A rather interesting experience today at one of my customers. Over the weekend, they upgraded to SharePoint 2010 Service Pack 2. At first everything looked just fine, but then the helpdesk calls started coming in: SharePoint was slow. Now we all know that perceived performance is a very subjective thing, but once we logged on ourselves we noticed a very significant delay. After a few minutes, our site became totally unresponsive but the sites in another web application were just fine.
We logged on to the server only to find the CPU at 100% - all of the time. One particular application pool was consuming around 95% CPU. To find out which exact application pool we were dealing with, we issued the following command:
appcmd list wp
That gave us the application pool name and id. It was our SharePoint application pool like we suspected. The customer is using different application pools but each with the same process identity, so it took us a few minutes to double check we were targeting the right one.
Next we opened up Process Explorer and examined the problematic w3wp.exe. We noticed that 2 threads were consuming about 90% of all process resources but we couldn’t determine what exactly they were doing.
The odd thing was that this application pool was consuming the same amount of resources on every web server in our farm. So we were pretty sure it was not related to a specific server. A couple of IIS resets and application pool recycles later, we were ready to bring in the big guns.
DebugDiag to the rescue
One of the most powerful tools to research such a situation is DebugDiag. It allows you to inspect processes, create dumpfiles and analyze problems. Creating dumpfiles can be done manually, but also automatically in case of certain exceptions. One of the cooler things is that it is SharePoint aware. It even has SharePoint-specific analysis possibilities:
We fired up DebugDiag, dumped the w3wp process and looked at the output. This is what we found in the beginning of the generated report:
Notice how the first two threads consume the bulk of the CPU resources for this process.
Let’s take thread ID 51 as an example. A little further down, we can see which request was generating all this work: (Click to Enlarge)

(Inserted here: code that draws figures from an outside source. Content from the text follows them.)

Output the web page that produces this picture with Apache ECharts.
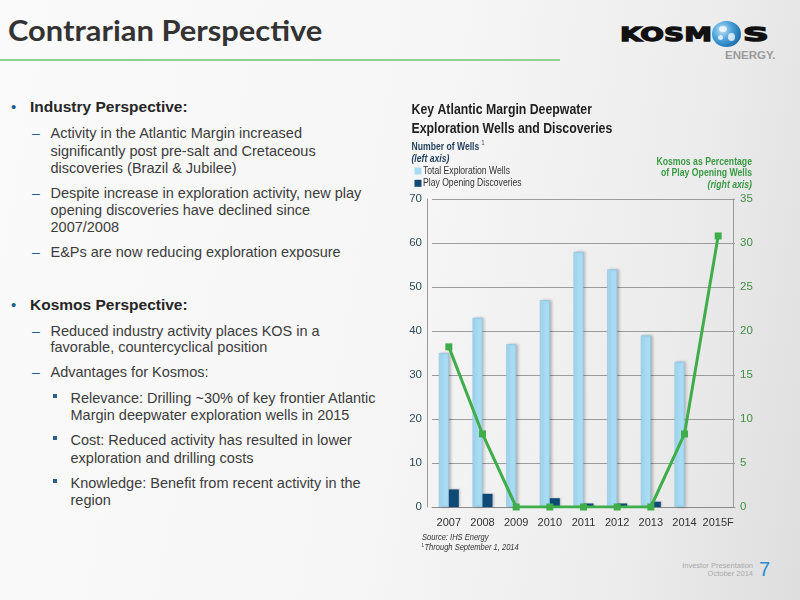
<!DOCTYPE html>
<html>
<head>
<meta charset="utf-8">
<script src="https://cdn.jsdelivr.net/npm/echarts/dist/echarts.min.js"></script>
<style>
  html,body{margin:0;padding:0;}
  body{width:800px;height:600px;overflow:hidden;position:relative;
    background:linear-gradient(100deg,#fafafa 0%,#f6f6f6 50%,#ececec 80%,#dedede 100%);
    font-family:"Liberation Sans",Arial,sans-serif;}
  .ln{position:absolute;white-space:nowrap;height:18px;line-height:18px;font-size:14.5px;color:#3c3c3c;}
  .h{font-size:15.5px;font-weight:bold;color:#262626;}
  .bul{position:absolute;color:#1d5f8d;font-size:15px;line-height:18px;height:18px;}
  .dash{position:absolute;color:#1d5f8d;font-size:14px;line-height:18px;height:18px;}
  .sq{position:absolute;width:4px;height:4px;background:#2a5f8e;}
  #title{position:absolute;left:8px;top:12px;font-family:Lato,"Open Sans",sans-serif;font-weight:700;font-size:29px;color:#333;white-space:nowrap;transform-origin:0 0;}
  #rule{position:absolute;left:0;top:59px;width:560px;height:2px;background:#8fd18f;}
  #chart{position:absolute;left:0;top:0;width:800px;height:600px;}
  .logo{position:absolute;font-family:"DejaVu Sans",sans-serif;font-weight:bold;color:#111;white-space:nowrap;transform-origin:0 0;-webkit-text-stroke:1.3px #111;}
  #globe{position:absolute;left:712px;top:21px;width:29px;height:26px;border-radius:50%;
    background:radial-gradient(circle at 35% 35%,#bfe3f7 0%,#4aa0d8 40%,#1468a8 80%,#0d4f86 100%);}
  .land{position:absolute;background:rgba(255,255,255,0.75);border-radius:50%;}
  #energy{position:absolute;left:725px;top:49px;font-family:"Liberation Sans",sans-serif;font-weight:bold;font-size:11.5px;color:#9a9a9a;}
  .foot{position:absolute;right:47px;font-family:"Liberation Sans",sans-serif;font-size:7.5px;color:#aaa;text-align:right;line-height:8px;}
  #pnum{position:absolute;left:759px;top:558px;font-size:20px;color:#2b8ccf;font-family:"Liberation Sans",sans-serif;}
</style>
</head>
<body>
<div id="title">Contrarian Perspective</div>
<div id="rule"></div>

<div class="logo" id="kosm" style="left:620px;top:22px;font-size:20px;">KOSM</div>
<div id="globe">
  <div class="land" style="left:7px;top:5px;width:8px;height:6px;"></div>
  <div class="land" style="left:16px;top:12px;width:7px;height:8px;"></div>
  <div class="land" style="left:6px;top:14px;width:5px;height:5px;"></div>
</div>
<div class="logo" id="kos2" style="left:743px;top:22px;font-size:20px;">S</div>
<div id="energy">ENERGY.</div>

<!-- Bullets -->
<div class="bul" style="left:11px;top:97.7px;">•</div>
<div class="ln h" style="left:30px;top:97.7px;">Industry Perspective:</div>

<div class="dash" style="left:32px;top:124px;">–</div>
<div class="ln" style="left:50.5px;top:124px;">Activity in the Atlantic Margin increased</div>
<div class="ln" style="left:50.5px;top:141.7px;">significantly post pre-salt and Cretaceous</div>
<div class="ln" style="left:50.5px;top:159px;">discoveries (Brazil &amp; Jubilee)</div>

<div class="dash" style="left:32px;top:184px;">–</div>
<div class="ln" style="left:50.5px;top:184px;">Despite increase in exploration activity, new play</div>
<div class="ln" style="left:50.5px;top:201px;">opening discoveries have declined since</div>
<div class="ln" style="left:50.5px;top:217.7px;">2007/2008</div>

<div class="dash" style="left:32px;top:243px;">–</div>
<div class="ln" style="left:50.5px;top:243px;">E&amp;Ps are now reducing exploration exposure</div>

<div class="bul" style="left:11px;top:296px;">•</div>
<div class="ln h" style="left:30px;top:296px;">Kosmos Perspective:</div>

<div class="dash" style="left:32px;top:321.7px;">–</div>
<div class="ln" style="left:50.5px;top:321.7px;">Reduced industry activity places KOS in a</div>
<div class="ln" style="left:50.5px;top:338.3px;">favorable, countercyclical position</div>

<div class="dash" style="left:32px;top:363.3px;">–</div>
<div class="ln" style="left:50.5px;top:363.3px;">Advantages for Kosmos:</div>

<div class="sq" style="left:53px;top:394px;"></div>
<div class="ln" style="left:70.5px;top:389.3px;">Relevance: Drilling ~30% of key frontier Atlantic</div>
<div class="ln" style="left:70.5px;top:406px;">Margin deepwater exploration wells in 2015</div>

<div class="sq" style="left:53px;top:436px;"></div>
<div class="ln" style="left:70.5px;top:431px;">Cost: Reduced activity has resulted in lower</div>
<div class="ln" style="left:70.5px;top:448.7px;">exploration and drilling costs</div>

<div class="sq" style="left:53px;top:478.5px;"></div>
<div class="ln" style="left:70.5px;top:473.7px;">Knowledge: Benefit from recent activity in the</div>
<div class="ln" style="left:70.5px;top:491px;">region</div>

<div class="foot" style="top:562px;">Investor Presentation</div>
<div class="foot" style="top:570px;">October 2014</div>
<div id="pnum">7</div>

<div id="chart"></div>

<script>
// ---- Data ----
const years = ['2007', '2008', '2009', '2010', '2011', '2012', '2013', '2014', '2015F'];
const totalExplorationWells = [35, 43, 37, 47, 58, 54, 39, 33, null];
const playOpeningDiscoveries = [4, 3, 0, 2, 0.8, 0.8, 1.2, 0, null];
const kosmosPctPlayOpening = [18.2, 8.3, 0, 0, 0, 0, 0, 8.3, 30.8];
const legendNames = ['Total Exploration Wells', 'Play Opening Discoveries'];
const leftAxisMax = 70, leftAxisStep = 10;
const rightAxisMax = 35, rightAxisStep = 5;

// fit title / logo widths
(function(){
  const t = document.getElementById('title');
  t.style.transform = 'scaleX(' + (314 / t.offsetWidth) + ')';
  const k = document.getElementById('kosm');
  k.style.transform = 'scaleX(' + (92 / k.offsetWidth) + ')';
  const s = document.getElementById('kos2');
  s.style.transform = 'scaleX(' + (25 / s.offsetWidth) + ')';
})();

const FONT = '"Liberation Sans", Arial, sans-serif';
const SQUEEZE = 0.82; // emulate a narrow face
const colors = {total: '#a8dcf5', play: '#0e4a75', pct: '#3fad4a'};
const chart = echarts.init(document.getElementById('chart'), null, {renderer: 'canvas'});

function txt(text, x, y, opts) {
  opts = opts || {};
  return {
    type: 'text', x: x, y: y, scaleX: SQUEEZE, silent: true,
    style: {
      text: text,
      fill: opts.fill || '#222',
      font: (opts.italic ? 'italic ' : '') + (opts.bold ? 'bold ' : '') + (opts.size || 11) + 'px ' + FONT,
      textAlign: opts.align || 'left',
      textVerticalAlign: 'middle'
    }
  };
}
function legendSwatch(x, y, color) {
  return {type: 'rect', silent: true, shape: {x: x, y: y - 3.5, width: 7, height: 7}, style: {fill: color}};
}

const option = {
  animation: false,
  backgroundColor: 'transparent',
  grid: {left: 432, right: 65, top: 199, bottom: 93},
  xAxis: {
    type: 'category', data: years,
    axisLine: {lineStyle: {color: '#8a8a8a'}},
    axisTick: {show: false},
    axisLabel: {color: '#333', fontFamily: FONT, fontSize: 11, margin: 10, interval: 0}
  },
  yAxis: [{
    type: 'value', min: 0, max: leftAxisMax, interval: leftAxisStep, position: 'left', offset: 5,
    axisLine: {show: true, lineStyle: {color: '#9a9a9a'}},
    axisTick: {show: false},
    axisLabel: {color: '#2f4a66', fontFamily: FONT, fontSize: 11.5, margin: 5},
    splitLine: {lineStyle: {color: '#9c9c9c'}}
  }, {
    type: 'value', min: 0, max: rightAxisMax, interval: rightAxisStep, position: 'right', offset: -2,
    axisLine: {show: true, lineStyle: {color: '#9a9a9a'}},
    axisTick: {show: false},
    axisLabel: {color: '#3f8f45', fontFamily: FONT, fontSize: 11.5, margin: 7},
    splitLine: {show: false}
  }],
  series: [{
    name: legendNames[0], type: 'bar', data: totalExplorationWells,
    barWidth: 10, barGap: '0%',
    itemStyle: {color: colors.total, borderColor: '#88c4e4', borderWidth: 0.6,
      shadowBlur: 3, shadowColor: 'rgba(0,0,0,0.25)', shadowOffsetX: 2}
  }, {
    name: legendNames[1], type: 'bar', data: playOpeningDiscoveries,
    barWidth: 10,
    itemStyle: {color: colors.play, shadowBlur: 2, shadowColor: 'rgba(0,0,0,0.2)', shadowOffsetX: 1}
  }, {
    name: 'Kosmos as Percentage of Play Opening Wells', type: 'line', yAxisIndex: 1,
    data: kosmosPctPlayOpening, symbol: 'rect', symbolSize: 7, z: 5,
    lineStyle: {color: colors.pct, width: 3},
    itemStyle: {color: colors.pct}
  }],
  graphic: [
    txt('Key Atlantic Margin Deepwater', 411.5, 110, {bold: true, size: 15, fill: '#1e1e1e'}),
    txt('Exploration Wells and Discoveries', 411.5, 129.3, {bold: true, size: 15, fill: '#1e1e1e'}),
    txt('Number of Wells', 411.5, 147.3, {bold: true, size: 10.5, fill: '#1f3e5c'}),
    txt('1', 481.5, 143, {size: 6.5, fill: '#1f3e5c'}),
    txt('(left axis)', 411.5, 159, {bold: true, italic: true, size: 10.5, fill: '#1f3e5c'}),
    legendSwatch(414.5, 171, colors.total),
    txt(legendNames[0], 423, 171, {size: 10.5, fill: '#333'}),
    legendSwatch(414.5, 183.3, colors.play),
    txt(legendNames[1], 423, 183.3, {size: 10.5, fill: '#333'}),
    txt('Kosmos as Percentage', 752, 161.7, {bold: true, size: 10.6, fill: '#3a9a44', align: 'right'}),
    txt('of Play Opening Wells', 752, 173.3, {bold: true, size: 10.6, fill: '#3a9a44', align: 'right'}),
    txt('(right axis)', 752, 185, {bold: true, italic: true, size: 10.6, fill: '#3a9a44', align: 'right'}),
    txt('Source: IHS Energy', 422, 537, {italic: true, size: 9.2, fill: '#333'}),
    txt('1', 421.5, 545, {size: 5.5, fill: '#333'}),
    txt('Through September 1, 2014', 424.5, 547, {italic: true, size: 9.2, fill: '#333'})
  ]
};
chart.setOption(option);
</script>
</body>
</html>
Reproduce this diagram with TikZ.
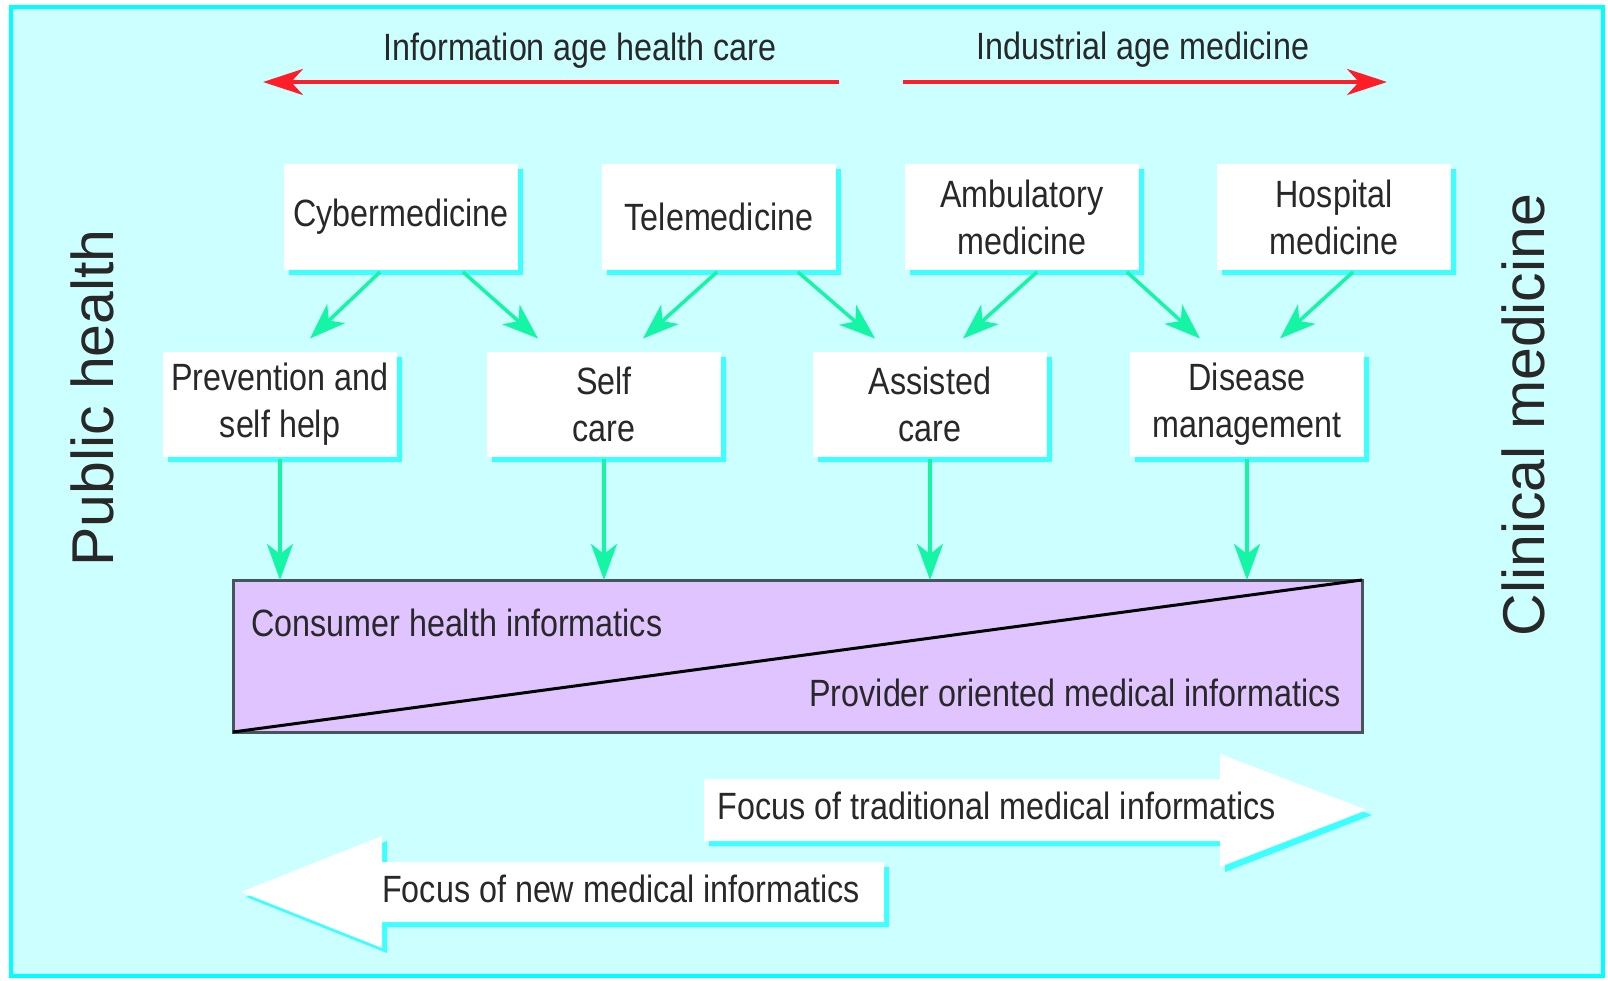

It appears to be a request for an InfoPath form (displayifs.aspx). Let’s look at the stack trace for thread 51 at bit closer:
The stack trace clearly indicates InfoPath Forms Services again, so we were pretty sure we were onto something. We dumped and analyzed the process a few times, on different web servers only to come to the same conclusion: when someone uses an InfoPath form the application pool goes wild.
The first question you have to ask is: what did we change? In our case that change was clear: SharePoint 2010 Service Pack 2. After a lot of searching around we found the following support article:
Although it didn’t mention anything about bringing a complete application pool to a halt and it seemed only partly related to our problems, we decided to give it a try. We didn’t have to install anything because Service Pack 2 includes the mentioned fix. As per the article, we issued the following command:
$f = Get-SPInfoPathFormsService $f.Properties.Add("AllowEventPropagation", $false) $f.Update()
A bit to our surprise I must say, the CPU pressure went away almost immediately! Main lesson? Learn how to use DebugDiag!